Work to do: Locate the word "with" in the material, then show every line that holds it.

======== Input records

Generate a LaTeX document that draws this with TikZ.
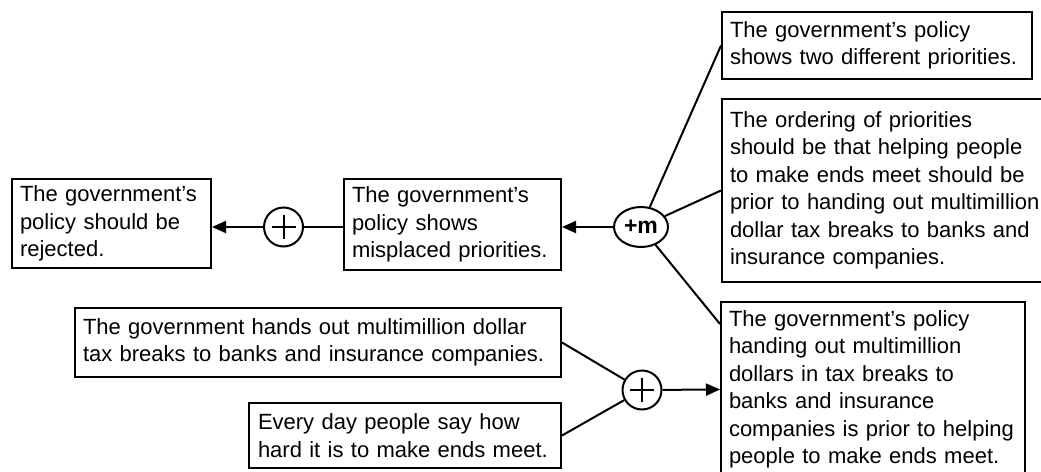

================
======== Input records

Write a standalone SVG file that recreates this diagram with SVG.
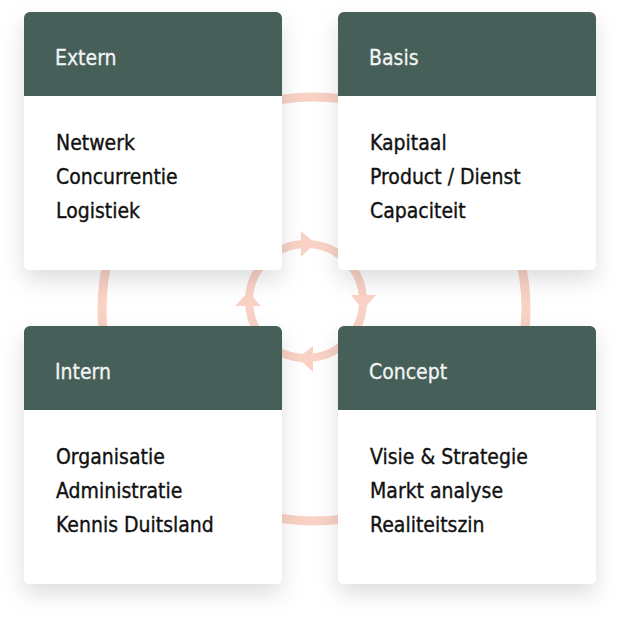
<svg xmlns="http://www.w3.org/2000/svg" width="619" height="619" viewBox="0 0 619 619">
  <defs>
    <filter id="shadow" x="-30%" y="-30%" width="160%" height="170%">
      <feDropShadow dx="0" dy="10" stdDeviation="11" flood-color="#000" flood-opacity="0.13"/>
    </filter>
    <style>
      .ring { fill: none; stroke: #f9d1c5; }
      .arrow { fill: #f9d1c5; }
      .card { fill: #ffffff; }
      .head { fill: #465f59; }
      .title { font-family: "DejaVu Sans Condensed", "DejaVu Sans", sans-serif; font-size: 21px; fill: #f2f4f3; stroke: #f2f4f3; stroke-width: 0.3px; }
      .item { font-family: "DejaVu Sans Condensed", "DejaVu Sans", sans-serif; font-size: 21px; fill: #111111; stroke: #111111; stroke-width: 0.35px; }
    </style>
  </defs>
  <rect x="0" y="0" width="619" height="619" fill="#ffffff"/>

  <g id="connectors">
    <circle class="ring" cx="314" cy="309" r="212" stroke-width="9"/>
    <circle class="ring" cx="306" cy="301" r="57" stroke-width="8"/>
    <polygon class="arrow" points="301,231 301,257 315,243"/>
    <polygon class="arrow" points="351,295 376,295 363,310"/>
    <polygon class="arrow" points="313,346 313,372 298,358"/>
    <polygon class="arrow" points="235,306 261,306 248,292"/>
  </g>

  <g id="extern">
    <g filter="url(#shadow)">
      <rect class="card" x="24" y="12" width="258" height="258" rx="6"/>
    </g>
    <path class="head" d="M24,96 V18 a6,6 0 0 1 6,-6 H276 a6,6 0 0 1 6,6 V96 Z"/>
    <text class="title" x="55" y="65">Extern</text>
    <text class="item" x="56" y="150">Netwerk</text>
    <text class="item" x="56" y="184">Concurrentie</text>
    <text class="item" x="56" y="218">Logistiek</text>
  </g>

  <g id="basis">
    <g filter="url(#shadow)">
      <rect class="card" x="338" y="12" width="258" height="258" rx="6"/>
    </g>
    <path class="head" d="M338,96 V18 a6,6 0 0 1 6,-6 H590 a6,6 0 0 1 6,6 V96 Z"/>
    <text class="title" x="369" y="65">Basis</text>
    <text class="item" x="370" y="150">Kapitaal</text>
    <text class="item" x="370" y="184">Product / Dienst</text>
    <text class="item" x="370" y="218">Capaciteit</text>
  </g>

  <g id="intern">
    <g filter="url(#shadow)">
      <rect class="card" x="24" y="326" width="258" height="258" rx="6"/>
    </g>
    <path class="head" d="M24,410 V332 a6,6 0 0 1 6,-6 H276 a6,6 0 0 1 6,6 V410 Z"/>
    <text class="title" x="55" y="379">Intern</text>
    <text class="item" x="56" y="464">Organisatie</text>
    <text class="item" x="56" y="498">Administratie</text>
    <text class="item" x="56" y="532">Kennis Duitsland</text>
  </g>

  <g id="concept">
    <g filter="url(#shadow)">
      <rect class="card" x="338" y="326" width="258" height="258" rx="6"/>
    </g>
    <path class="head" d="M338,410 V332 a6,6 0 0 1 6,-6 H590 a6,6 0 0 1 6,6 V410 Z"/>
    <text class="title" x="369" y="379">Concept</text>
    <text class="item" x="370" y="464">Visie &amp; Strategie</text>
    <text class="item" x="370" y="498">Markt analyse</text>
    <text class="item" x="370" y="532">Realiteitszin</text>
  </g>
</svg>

================

Reply to the task:
Generate a LaTeX document that draws this with TikZ.
Write a standalone SVG file that recreates this diagram with SVG.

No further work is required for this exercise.